(GIVEN RECORDS):
%%

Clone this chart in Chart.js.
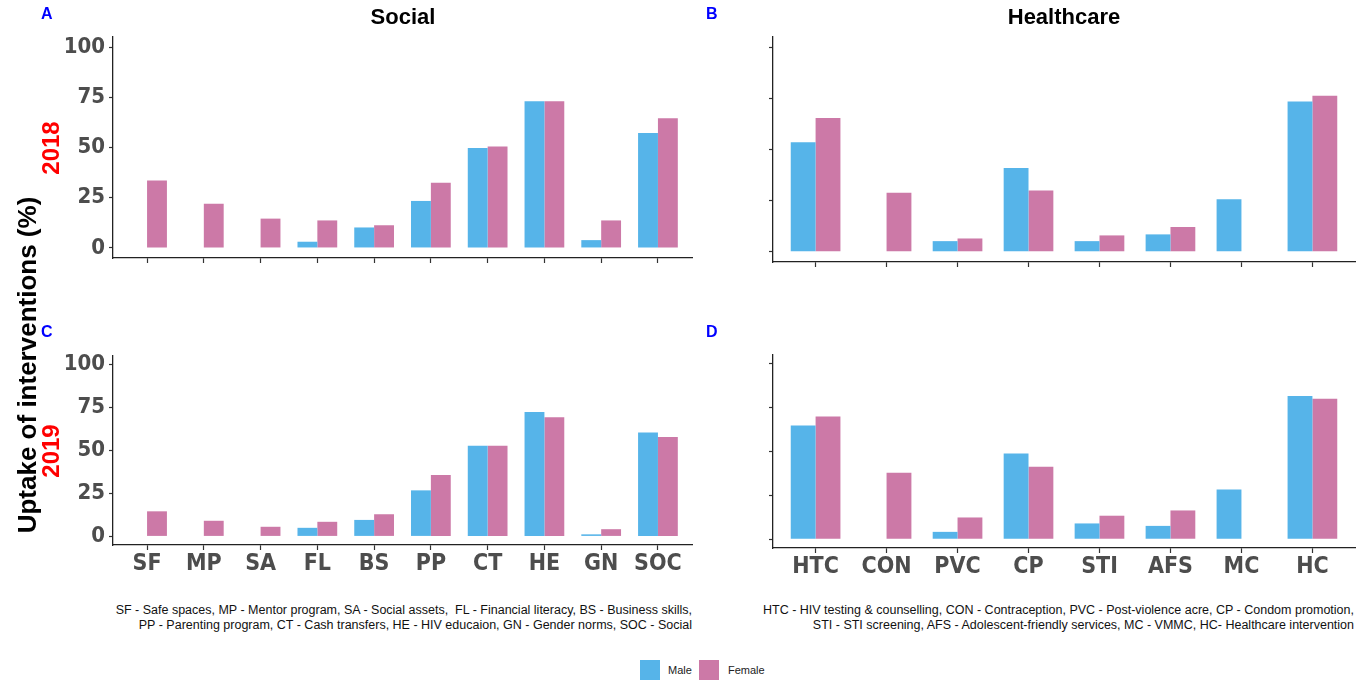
<!DOCTYPE html>
<html>
<head>
<meta charset="utf-8">
<script src="https://cdn.jsdelivr.net/npm/chart.js@4.4.0/dist/chart.umd.min.js"></script>
<style>
	body { margin: 0; background: #fff; width: 1370px; height: 681px; position: relative; overflow: hidden; font-family: 'Liberation Sans', Arial, sans-serif; }
	canvas { position: absolute; }
	.lbl { position: absolute; white-space: nowrap; }
	.panel { color: #0000ff; font-weight: bold; font-size: 16px; }
	.title { font-weight: bold; font-size: 22px; color: #000; transform: translateX(-50%); }
	.rot { transform: translate(-50%, -50%) rotate(-90deg); font-weight: bold; }
	.note { font-size: 12.5px; color: #111; text-align: right; line-height: 15px; }
	.key { position: absolute; width: 20px; height: 20px; }
	.keytxt { font-size: 11px; color: #222; }
</style>
</head>
<body>
	<canvas id="chartA" width="700" height="300" style="left:0;top:0"></canvas>
	<canvas id="chartB" width="670" height="300" style="left:700px;top:0"></canvas>
	<canvas id="chartC" width="700" height="280" style="left:0;top:320px"></canvas>
	<canvas id="chartD" width="670" height="280" style="left:700px;top:320px"></canvas>

	<div class="lbl panel" style="left:41px;top:5px">A</div>
	<div class="lbl panel" style="left:706px;top:5px">B</div>
	<div class="lbl panel" style="left:41px;top:323px">C</div>
	<div class="lbl panel" style="left:706px;top:323px">D</div>

	<div class="lbl title" style="left:403px;top:4px">Social</div>
	<div class="lbl title" style="left:1064px;top:4px">Healthcare</div>

	<div class="lbl rot" style="left:27px;top:365px;font-size:26px;color:#000">Uptake of interventions (%)</div>
	<div class="lbl rot" style="left:51px;top:148px;font-size:24px;color:#ff0000">2018</div>
	<div class="lbl rot" style="left:51px;top:451px;font-size:24px;color:#ff0000">2019</div>

	<div class="lbl note" style="right:678px;top:603px">SF - Safe spaces, MP - Mentor program, SA - Social assets,&nbsp; FL - Financial literacy, BS - Business skills,<br>PP - Parenting program, CT - Cash transfers, HE - HIV educaion, GN - Gender norms, SOC - Social</div>
	<div class="lbl note" style="right:16px;top:603px">HTC - HIV testing &amp; counselling, CON - Contraception, PVC - Post-violence acre, CP - Condom promotion,<br>STI - STI screening, AFS - Adolescent-friendly services, MC - VMMC, HC- Healthcare intervention</div>

	<div class="key" style="left:640px;top:660px;background:#56B4E9"></div>
	<div class="lbl keytxt" style="left:668px;top:664px">Male</div>
	<div class="key" style="left:699px;top:660px;background:#CC79A7"></div>
	<div class="lbl keytxt" style="left:728px;top:664px">Female</div>

	<script>
		// categories
		const socialCats = ['SF', 'MP', 'SA', 'FL', 'BS', 'PP', 'CT', 'HE', 'GN', 'SOC'];
		const healthCats = ['HTC', 'CON', 'PVC', 'CP', 'STI', 'AFS', 'MC', 'HC'];
		const yTicks = [0, 25, 50, 75, 100];

		// 2018 (panels A, B)
		const social2018Male = [null, null, null, 3.1, 10.2, 23.4, 49.8, 73.0, 3.9, 57.2];
		const social2018Female = [33.6, 22.0, 14.6, 13.7, 11.3, 32.4, 50.5, 73.0, 13.7, 64.6];
		const health2018Male = [53.6, null, 5.2, 41.0, 5.2, 8.5, 25.7, 73.5];
		const health2018Female = [65.4, 28.9, 6.5, 29.9, 8.0, 12.1, null, 76.3];

		// 2019 (panels C, D)
		const social2019Male = [null, null, null, 5.0, 9.6, 26.8, 52.8, 72.4, 1.2, 60.5];
		const social2019Female = [14.6, 9.1, 5.6, 8.5, 12.9, 35.8, 52.8, 69.4, 4.2, 57.8];
		const health2019Male = [64.8, null, 4.2, 48.9, 9.0, 7.6, 28.3, 81.6];
		const health2019Female = [70.0, 37.9, 12.4, 41.3, 13.4, 16.4, null, 80.1];

		const MALE = '#56B4E9';
		const FEMALE = '#CC79A7';
		const fam = "'Liberation Sans Narrow', 'DejaVu Sans Condensed', Arial, sans-serif";

		function make_chart(id, cats, male, female, o) {
			const pts = arr => arr.map((v, i) => ({ x: i, y: v }));
			return new Chart(document.getElementById(id), {
				type: 'bar',
				data: {
					datasets: [
						{ label: 'Male', data: pts(male), backgroundColor: MALE },
						{ label: 'Female', data: pts(female), backgroundColor: FEMALE }
					]
				},
				options: {
					responsive: false,
					animation: false,
					devicePixelRatio: 1,
					categoryPercentage: 0.7,
					barPercentage: 1.0,
					layout: { padding: { top: o.top, right: o.right, left: 0, bottom: 0 } },
					plugins: { legend: { display: false }, tooltip: { enabled: false } },
					scales: {
						x: {
							type: 'linear',
							offset: false,
							min: -0.6,
							max: cats.length - 1 + 0.6,
							afterBuildTicks: s => { s.ticks = cats.map((c, i) => ({ value: i })); },
							afterFit: s => { s.height = o.xh; },
							grid: { offset: false, drawOnChartArea: false, tickLength: 5, color: '#333', tickWidth: 1.2 },
							border: { display: true, color: '#222', width: 1.3 },
							ticks: {
								display: o.xlabels,
								autoSkip: false,
								maxRotation: 0,
								padding: 0,
								color: '#4D4D4D',
								font: { family: fam, size: 23, weight: 'bold' },
								callback: v => cats[v]
							}
						},
						y: {
							min: -5,
							max: 105,
							afterBuildTicks: s => { s.ticks = yTicks.map(v => ({ value: v })); },
							afterFit: s => { s.width = o.yw; },
							grid: { drawOnChartArea: false, tickLength: 4, color: '#333', tickWidth: 1.2 },
							border: { display: true, color: '#222', width: 1.3 },
							ticks: {
								display: o.ylabels,
								padding: 4,
								color: '#4D4D4D',
								font: { family: fam, size: 22, weight: 'bold' }
							}
						}
					}
				}
			});
		}

		make_chart('chartA', socialCats, social2018Male, social2018Female,
			{ top: 37, right: 8, yw: 113, xh: 42, xlabels: false, ylabels: true });
		make_chart('chartB', healthCats, health2018Male, health2018Female,
			{ top: 37, right: 15, yw: 73, xh: 38, xlabels: false, ylabels: false });
		make_chart('chartC', socialCats, social2019Male, social2019Female,
			{ top: 36, right: 8, yw: 113, xh: 55, xlabels: true, ylabels: true });
		make_chart('chartD', healthCats, health2019Male, health2019Female,
			{ top: 35, right: 15, yw: 73, xh: 52, xlabels: true, ylabels: false });
	</script>
</body>
</html>
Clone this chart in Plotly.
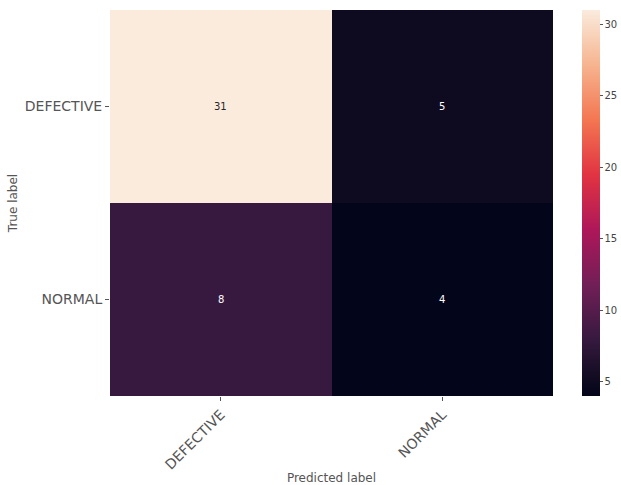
import plotly.graph_objects as go

labels = ["DEFECTIVE", "NORMAL"]
matrix = [[31, 5], [8, 4]]
cbar_ticks = [5, 10, 15, 20, 25, 30]

rocket = [
    [0.0, "#03051a"],
    [0.05, "#120c22"],
    [0.1429, "#35193e"],
    [0.2857, "#701f57"],
    [0.4286, "#ad1759"],
    [0.5714, "#e13342"],
    [0.7143, "#f37651"],
    [0.8571, "#f6b48f"],
    [1.0, "#faebdd"],
]

vmin = min(min(r) for r in matrix)
vmax = max(max(r) for r in matrix)

fig = go.Figure()
fig.add_trace(go.Heatmap(
    z=matrix, x=labels, y=labels,
    colorscale=rocket, zmin=vmin, zmax=vmax,
    xgap=0, ygap=0,
    colorbar=dict(
        thickness=18, len=1, lenmode="fraction", y=0.5, yanchor="middle",
        x=582 / 621, xref="container", xanchor="left", outlinewidth=0,
        xpad=0, ypad=0,
        tickvals=cbar_ticks, ticks="outside", ticklen=3, tickcolor="#555",
        tickfont=dict(size=10, color="#444", family="DejaVu Sans"),
    ),
    hoverinfo="skip",
))

mid = (vmin + vmax) / 2
for i, row in enumerate(matrix):
    for j, v in enumerate(row):
        fig.add_annotation(
            x=labels[j], y=labels[i], text=str(v), showarrow=False,
            font=dict(size=10, family="DejaVu Sans",
                      color="#262626" if v > mid else "#ffffff"),
        )

fig.update_layout(
    width=621, height=485,
    margin=dict(l=110, r=68, t=10, b=89),
    paper_bgcolor="white", plot_bgcolor="white",
    font=dict(family="DejaVu Sans", color="#444"),
    xaxis=dict(
        title=dict(text="Predicted label", font=dict(size=12, color="#555"), standoff=8),
        tickangle=-45, tickfont=dict(size=14, color="#555"), automargin=False,
        ticks="outside", ticklen=4, tickcolor="#555", showgrid=False, zeroline=False,
    ),
    yaxis=dict(
        title=dict(text="True label", font=dict(size=12, color="#555"), standoff=4),
        autorange="reversed", tickfont=dict(size=14, color="#555"), automargin=False,
        ticks="outside", ticklen=4, tickcolor="#555", showgrid=False, zeroline=False,
    ),
)

fig.write_html("out.html")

%%

(WHAT NEEDS TO BE DONE): Up in the listing, locate the line with "Clone this chart in Plotly."; print it and every line after it down to the line with "cbar_ticks = [5, 10, 15, 20, 25, 30]", which is included too. Skip the pictures.

(EXERCISE SOLUTION):
Clone this chart in Plotly.
import plotly.graph_objects as go

labels = ["DEFECTIVE", "NORMAL"]
matrix = [[31, 5], [8, 4]]
cbar_ticks = [5, 10, 15, 20, 25, 30]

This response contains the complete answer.